VilLain: Self-Supervised Learning on Homogeneous Hypergraphs without Features via Virtual Label Propagation
Source code for the paper VilLain: Self-Supervised Learning on Homogeneous Hypergraphs without Features via Virtual Label Propagation, Geon Lee, Soo Yong Lee, and Kijung Shin, WWW 2024.
Group interactions arise in various scenarios in real-world systems: collaborations of researchers, co-purchases of products, and discussions in online Q&A sites, to name a few. Such higher-order relations are naturally modeled as hypergraphs, which consist of hyperedges (i.e., any-sized subsets of nodes). For hypergraphs, the challenge to learn node representation when features or labels are not available is imminent, given that (a) most real-world hypergraphs are not equipped with external features while (b) most existing approaches for hypergraph learning resort to additional information. Thus, in this work, we propose VilLain, a novel self-supervised hypergraph representation learning method based on the propagation of virtual labels (v-labels). Specifically, we learn for each node a sparse probability distribution over v-labels as its feature vector, and we propagate the vectors to construct the final node embeddings. Inspired by higher-order label homogeneity, which we discover in real-world hypergraphs, we design novel self-supervised loss functions for the v-labels to reproduce the higher-order structure-label pattern. We demonstrate that VilLain is: (a) Requirement-free: learning node embeddings without relying on node labels and features, (b) Versatile: giving embeddings that are not specialized to specific tasks but generalizable to diverse downstream tasks, and (c) Accurate: more accurate than its competitors for node classification, hyperedge prediction, node clustering, and node retrieval tasks.
- Datasets used in the paper (Amazon, Trivago, Cora, Citeseer, Pubmed, DBLP, Primary, and High) are in data.
- The input file is the hypergraph which is in the form:
A pair (V_idx, E_idx) of PyTorch tensors lengthed (# nonzero elements of the incidence matrix)
Node V_idx[i] is contained in hyperedge E_idx[i].
e.g.,
[tensor([ 0, 1, 2, ..., 80632, 5121, 260208]),
tensor([ 0, 0, 0, ..., 31963, 31963, 31963])]
- The hypergraph data can be loaded using the following command:
with open(os.path.join(data_path, f'H.pickle'), 'rb') as f:
H = pkl.load(f)
V_idx = H[0]
E_idx = H[1]
- Some main hyperparameters of VilLain are:
dim: embedding dimension (default: 128)
num_step: number of propagation steps for training, i.e., k in the paper (default: 4)

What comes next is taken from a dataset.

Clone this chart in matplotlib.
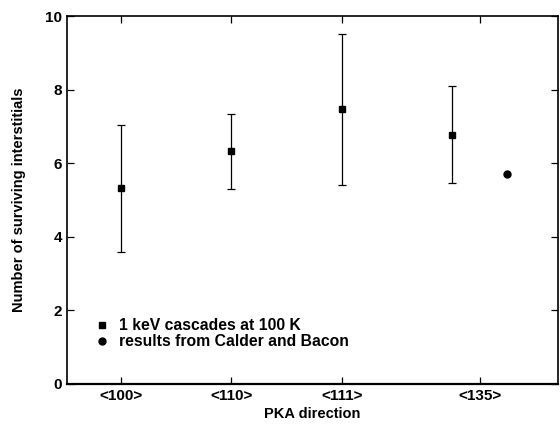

num_step_gen: number of propagation steps for inference, i.e., k' in the paper (default: 10 or 100)
nl: number of v-labels in each subspace, i.e., d/D (default: 2)
- To run with specified hyperparameters, execute main.py:
python main.py --gpu [GPU ID] --dataset [DATASET NAME] --num_step [# PROPAGATION STEP (TRAINING)] --num_step_gen [# PROPAGATION STEP (INFERENCE)] --lr [LEARNING RATE] --num_labels [NUMBER OF LABELS] --dim [DIMENSION]
e.g.,
python main.py --gpu 0 --dataset cora --num_step 4 --num_step_gen 100 --lr 0.01 --num_labels 2 --dim 128
- To aggregate the embeddings learned with different numbers of v-labels, execute emb_concat.py:
python emb_concat.py --dataset [DATASET NAME] --num_step [# PROPAGATION STEP (TRAINING)] --num_step_gen [# PROPAGATION STEP (INFERENCE)] --dim [DIMENSION]
e.g.,
python emb_concat.py --dataset cora --num_step 4 --num_step_gen 100 --dim 128
- To run a demo, execute the following command in code:
./run.sh
- Embeddings will be saved in code/embs as a PyTorch tensor. The final embedding is saved as _merged.pkl.